Amid all the hoopla and anxiety if you will, one respected auto executive said, “Once our customers who had already made advance orders on our high-end cars get the feeling that the new excise tax wouldn’t be that exorbitant after all, expect a torrent of withdrawal of orders happening shortly.”
Indeed, that is not far-fetched, should the Senate prove to really be stubborn and decide to stand its ground in the bicameral debates.
Zero growth
And while we are at it, here’s the stunning forecast in the auto industry for 2018, coming from no less than Rommel Gutierrez, the Chamber of Automotive Manufacturers of the Philippines president.
At the sidelines of the recent Tokyo Motor Show, Gutierrez, the dapper vice president of Toyota Motor Philippines (TMP), said to me: “With the impending increase in the excise tax for cars, I expect a grim scenario of 2018, calling it as the year of zero growth. If we break even in our projections, that’d be good enough.”
With only just days left before 2017 bows out, the industry has more than surpassed its sales projection of more than 430,000 units sold—a heartwarming growth of nearly 21 percent from last year’s performance.
TMP President Satoru Suzuki had somewhat augmented Gutierrez’s rather dark forecast by saying—did he whisper it to me in Tokyo during the Midnight farewell drinks on the eve of our departure?—this to me: “The demand for cars in 2018 had already happened this year.”
Who can dispute the one that heads the country’s no. 1 car brand for the longest time?

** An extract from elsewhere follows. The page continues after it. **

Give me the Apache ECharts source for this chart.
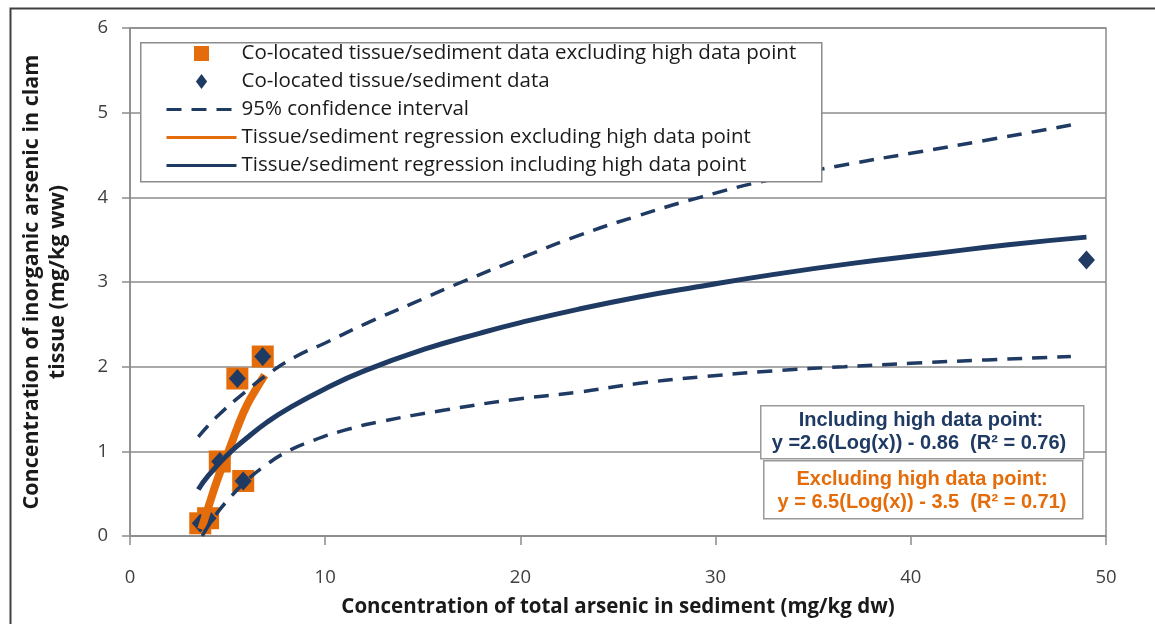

PEE STOP Here’s to the all-new Kia Picanto for emerging as the most fuel efficient, gasoline category, in the recent Fuel Eco Run supported by Petron and the Department of Energy. The Picanto 1.2L A/T GT-Line bested 26 other vehicles with its impressive 29.23-km/l performance in Clark, Pampanga. If Kia President Ginia Domingo is still on Cloud 9 right now, let her be. Cheers!… Coding has been suspended in Baguio City for the benefit of more than 1,200 golfers from here and abroad playing in the 68th Fil-Am Golf Invitational ending on December 16. “We are one with the City Hall in tourism promotion, as always,” said Anthony de Leon, the affable Baguio Country Club General Motors and golf tournament cochairman with Tim Allen of John Hay. Mabuhay ka, Anthony!